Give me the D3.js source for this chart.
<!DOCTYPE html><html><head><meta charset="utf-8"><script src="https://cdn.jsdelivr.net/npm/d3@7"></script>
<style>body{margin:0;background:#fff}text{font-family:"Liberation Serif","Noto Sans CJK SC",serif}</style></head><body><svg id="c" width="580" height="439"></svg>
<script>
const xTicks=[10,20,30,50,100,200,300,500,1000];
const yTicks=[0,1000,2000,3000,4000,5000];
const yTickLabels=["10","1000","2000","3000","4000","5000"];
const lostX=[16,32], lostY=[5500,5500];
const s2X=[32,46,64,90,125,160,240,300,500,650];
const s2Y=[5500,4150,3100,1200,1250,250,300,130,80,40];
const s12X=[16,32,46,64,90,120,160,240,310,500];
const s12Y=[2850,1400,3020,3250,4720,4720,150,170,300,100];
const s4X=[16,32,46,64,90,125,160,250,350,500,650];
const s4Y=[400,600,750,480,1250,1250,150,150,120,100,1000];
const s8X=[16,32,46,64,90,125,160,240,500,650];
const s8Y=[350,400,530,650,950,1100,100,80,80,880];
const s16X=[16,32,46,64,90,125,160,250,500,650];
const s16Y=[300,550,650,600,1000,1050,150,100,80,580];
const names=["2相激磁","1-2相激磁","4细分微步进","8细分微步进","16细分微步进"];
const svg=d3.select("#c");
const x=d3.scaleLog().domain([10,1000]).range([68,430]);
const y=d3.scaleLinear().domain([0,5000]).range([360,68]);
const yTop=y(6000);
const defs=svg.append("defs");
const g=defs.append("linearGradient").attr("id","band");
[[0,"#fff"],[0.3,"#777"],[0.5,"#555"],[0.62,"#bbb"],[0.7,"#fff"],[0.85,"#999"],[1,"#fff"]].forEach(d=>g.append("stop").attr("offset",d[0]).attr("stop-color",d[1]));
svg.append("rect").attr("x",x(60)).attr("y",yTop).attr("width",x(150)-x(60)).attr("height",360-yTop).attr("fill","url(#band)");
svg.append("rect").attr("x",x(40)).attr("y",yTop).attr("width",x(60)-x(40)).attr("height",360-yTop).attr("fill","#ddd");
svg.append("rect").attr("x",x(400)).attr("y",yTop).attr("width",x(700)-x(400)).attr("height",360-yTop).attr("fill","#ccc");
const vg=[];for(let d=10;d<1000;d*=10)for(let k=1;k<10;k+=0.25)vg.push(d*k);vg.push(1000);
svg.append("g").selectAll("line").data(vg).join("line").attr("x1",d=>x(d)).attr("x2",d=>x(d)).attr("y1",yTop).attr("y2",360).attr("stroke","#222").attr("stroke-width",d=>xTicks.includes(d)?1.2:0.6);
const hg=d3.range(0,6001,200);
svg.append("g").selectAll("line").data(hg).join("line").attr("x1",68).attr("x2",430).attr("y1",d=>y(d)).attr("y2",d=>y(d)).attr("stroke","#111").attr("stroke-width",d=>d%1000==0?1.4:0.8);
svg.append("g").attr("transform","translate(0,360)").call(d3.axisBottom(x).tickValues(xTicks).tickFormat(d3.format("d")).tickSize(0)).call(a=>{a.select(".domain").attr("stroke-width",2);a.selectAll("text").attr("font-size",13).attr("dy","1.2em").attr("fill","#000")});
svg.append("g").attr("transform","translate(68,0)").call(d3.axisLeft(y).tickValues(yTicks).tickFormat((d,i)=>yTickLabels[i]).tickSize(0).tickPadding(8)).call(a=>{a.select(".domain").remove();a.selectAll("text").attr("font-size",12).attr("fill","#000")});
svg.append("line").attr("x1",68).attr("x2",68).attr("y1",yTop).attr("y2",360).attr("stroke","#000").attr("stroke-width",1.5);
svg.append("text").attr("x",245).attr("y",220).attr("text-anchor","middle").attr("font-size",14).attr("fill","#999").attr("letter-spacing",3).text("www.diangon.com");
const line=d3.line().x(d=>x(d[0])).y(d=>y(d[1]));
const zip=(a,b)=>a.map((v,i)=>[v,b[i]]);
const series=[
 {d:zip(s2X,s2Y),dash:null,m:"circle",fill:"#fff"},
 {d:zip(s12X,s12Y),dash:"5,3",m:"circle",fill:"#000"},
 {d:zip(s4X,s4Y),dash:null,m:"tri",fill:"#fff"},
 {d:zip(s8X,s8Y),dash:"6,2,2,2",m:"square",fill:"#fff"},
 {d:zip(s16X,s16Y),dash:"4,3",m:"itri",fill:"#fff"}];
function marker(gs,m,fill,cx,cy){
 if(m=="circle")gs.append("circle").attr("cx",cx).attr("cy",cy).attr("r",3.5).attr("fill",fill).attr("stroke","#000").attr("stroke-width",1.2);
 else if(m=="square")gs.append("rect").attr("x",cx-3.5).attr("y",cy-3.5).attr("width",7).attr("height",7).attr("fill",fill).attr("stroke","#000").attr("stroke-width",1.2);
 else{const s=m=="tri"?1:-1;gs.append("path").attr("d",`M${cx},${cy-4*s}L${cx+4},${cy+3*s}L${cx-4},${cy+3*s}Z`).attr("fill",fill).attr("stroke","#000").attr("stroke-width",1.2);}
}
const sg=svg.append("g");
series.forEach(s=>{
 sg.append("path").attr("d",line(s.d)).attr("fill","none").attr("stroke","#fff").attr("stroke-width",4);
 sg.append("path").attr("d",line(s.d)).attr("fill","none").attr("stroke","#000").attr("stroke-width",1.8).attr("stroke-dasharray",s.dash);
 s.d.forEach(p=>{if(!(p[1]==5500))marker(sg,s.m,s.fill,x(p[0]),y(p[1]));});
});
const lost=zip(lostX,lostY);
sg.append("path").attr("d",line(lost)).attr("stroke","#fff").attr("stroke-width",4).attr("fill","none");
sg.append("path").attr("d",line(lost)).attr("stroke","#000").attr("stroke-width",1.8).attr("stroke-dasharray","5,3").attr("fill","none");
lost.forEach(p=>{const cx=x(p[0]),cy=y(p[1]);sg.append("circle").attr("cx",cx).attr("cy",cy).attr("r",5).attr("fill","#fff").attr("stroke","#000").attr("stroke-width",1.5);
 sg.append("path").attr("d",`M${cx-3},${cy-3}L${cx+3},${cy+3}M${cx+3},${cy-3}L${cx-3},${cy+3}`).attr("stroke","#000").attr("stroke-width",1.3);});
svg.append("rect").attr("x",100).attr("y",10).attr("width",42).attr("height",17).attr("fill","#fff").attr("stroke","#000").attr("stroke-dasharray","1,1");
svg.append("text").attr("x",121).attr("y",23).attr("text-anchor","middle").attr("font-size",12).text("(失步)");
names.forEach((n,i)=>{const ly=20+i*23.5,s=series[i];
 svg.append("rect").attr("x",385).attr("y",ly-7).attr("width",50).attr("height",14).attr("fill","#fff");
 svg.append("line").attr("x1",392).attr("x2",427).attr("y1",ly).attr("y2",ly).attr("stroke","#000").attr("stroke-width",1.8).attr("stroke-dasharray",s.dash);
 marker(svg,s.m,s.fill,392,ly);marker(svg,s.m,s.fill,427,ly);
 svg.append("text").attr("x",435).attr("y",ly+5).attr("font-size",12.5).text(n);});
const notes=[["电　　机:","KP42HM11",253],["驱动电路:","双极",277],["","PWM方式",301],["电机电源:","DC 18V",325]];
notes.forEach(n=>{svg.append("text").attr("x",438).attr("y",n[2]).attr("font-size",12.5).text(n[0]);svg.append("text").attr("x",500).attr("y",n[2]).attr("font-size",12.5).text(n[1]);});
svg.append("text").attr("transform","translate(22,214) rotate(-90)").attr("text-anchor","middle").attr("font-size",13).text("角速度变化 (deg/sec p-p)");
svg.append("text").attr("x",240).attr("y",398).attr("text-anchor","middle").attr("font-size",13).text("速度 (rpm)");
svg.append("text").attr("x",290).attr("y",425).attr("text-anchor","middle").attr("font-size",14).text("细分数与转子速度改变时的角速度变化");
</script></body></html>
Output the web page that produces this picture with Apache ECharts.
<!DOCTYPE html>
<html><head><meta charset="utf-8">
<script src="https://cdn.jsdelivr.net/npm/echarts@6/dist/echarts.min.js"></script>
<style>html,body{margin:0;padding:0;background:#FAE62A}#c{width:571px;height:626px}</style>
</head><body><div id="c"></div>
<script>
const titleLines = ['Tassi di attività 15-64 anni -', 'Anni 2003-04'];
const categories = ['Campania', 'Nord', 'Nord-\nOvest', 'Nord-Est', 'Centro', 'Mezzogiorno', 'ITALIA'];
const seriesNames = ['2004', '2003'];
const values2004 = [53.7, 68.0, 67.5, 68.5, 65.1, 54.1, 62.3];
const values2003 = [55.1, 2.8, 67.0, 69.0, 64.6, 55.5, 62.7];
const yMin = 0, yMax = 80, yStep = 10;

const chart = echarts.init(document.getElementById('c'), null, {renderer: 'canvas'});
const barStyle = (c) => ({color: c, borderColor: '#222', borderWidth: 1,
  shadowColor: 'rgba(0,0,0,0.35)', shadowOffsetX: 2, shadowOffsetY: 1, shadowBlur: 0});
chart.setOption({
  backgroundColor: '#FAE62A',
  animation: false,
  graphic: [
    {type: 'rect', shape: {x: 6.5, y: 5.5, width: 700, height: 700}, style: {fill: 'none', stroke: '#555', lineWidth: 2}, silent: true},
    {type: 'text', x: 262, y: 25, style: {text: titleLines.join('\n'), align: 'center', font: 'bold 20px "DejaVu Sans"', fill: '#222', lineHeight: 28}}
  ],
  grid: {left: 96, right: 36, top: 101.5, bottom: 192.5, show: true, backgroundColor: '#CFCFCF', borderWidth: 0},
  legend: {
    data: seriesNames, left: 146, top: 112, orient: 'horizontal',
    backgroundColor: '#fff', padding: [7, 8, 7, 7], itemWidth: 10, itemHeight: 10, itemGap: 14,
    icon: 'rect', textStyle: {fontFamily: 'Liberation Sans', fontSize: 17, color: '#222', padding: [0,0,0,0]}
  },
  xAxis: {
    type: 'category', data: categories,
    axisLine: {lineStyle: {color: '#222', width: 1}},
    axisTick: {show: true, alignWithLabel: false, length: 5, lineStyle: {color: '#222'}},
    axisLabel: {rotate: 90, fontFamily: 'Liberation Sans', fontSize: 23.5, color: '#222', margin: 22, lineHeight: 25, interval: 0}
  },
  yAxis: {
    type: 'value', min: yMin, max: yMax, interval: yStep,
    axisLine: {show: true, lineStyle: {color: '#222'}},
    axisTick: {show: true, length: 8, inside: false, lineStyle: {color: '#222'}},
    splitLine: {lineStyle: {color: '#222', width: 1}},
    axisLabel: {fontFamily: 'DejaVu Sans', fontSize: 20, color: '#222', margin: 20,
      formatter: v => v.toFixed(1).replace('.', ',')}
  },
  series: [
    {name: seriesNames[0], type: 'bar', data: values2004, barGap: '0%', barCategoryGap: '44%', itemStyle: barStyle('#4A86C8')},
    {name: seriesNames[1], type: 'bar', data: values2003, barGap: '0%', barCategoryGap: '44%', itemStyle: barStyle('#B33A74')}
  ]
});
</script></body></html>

------------

*Task statement*.
Extract the lines from the line with "Output the web" through the line with "const yMin = 0, yMax = 80, yStep = 10;". Keep both of those lines, copy everything exactly, and add nothing.

*The response*.
Output the web page that produces this picture with Apache ECharts.
<!DOCTYPE html>
<html><head><meta charset="utf-8">
<script src="https://cdn.jsdelivr.net/npm/echarts@6/dist/echarts.min.js"></script>
<style>html,body{margin:0;padding:0;background:#FAE62A}#c{width:571px;height:626px}</style>
</head><body><div id="c"></div>
<script>
const titleLines = ['Tassi di attività 15-64 anni -', 'Anni 2003-04'];
const categories = ['Campania', 'Nord', 'Nord-\nOvest', 'Nord-Est', 'Centro', 'Mezzogiorno', 'ITALIA'];
const seriesNames = ['2004', '2003'];
const values2004 = [53.7, 68.0, 67.5, 68.5, 65.1, 54.1, 62.3];
const values2003 = [55.1, 2.8, 67.0, 69.0, 64.6, 55.5, 62.7];
const yMin = 0, yMax = 80, yStep = 10;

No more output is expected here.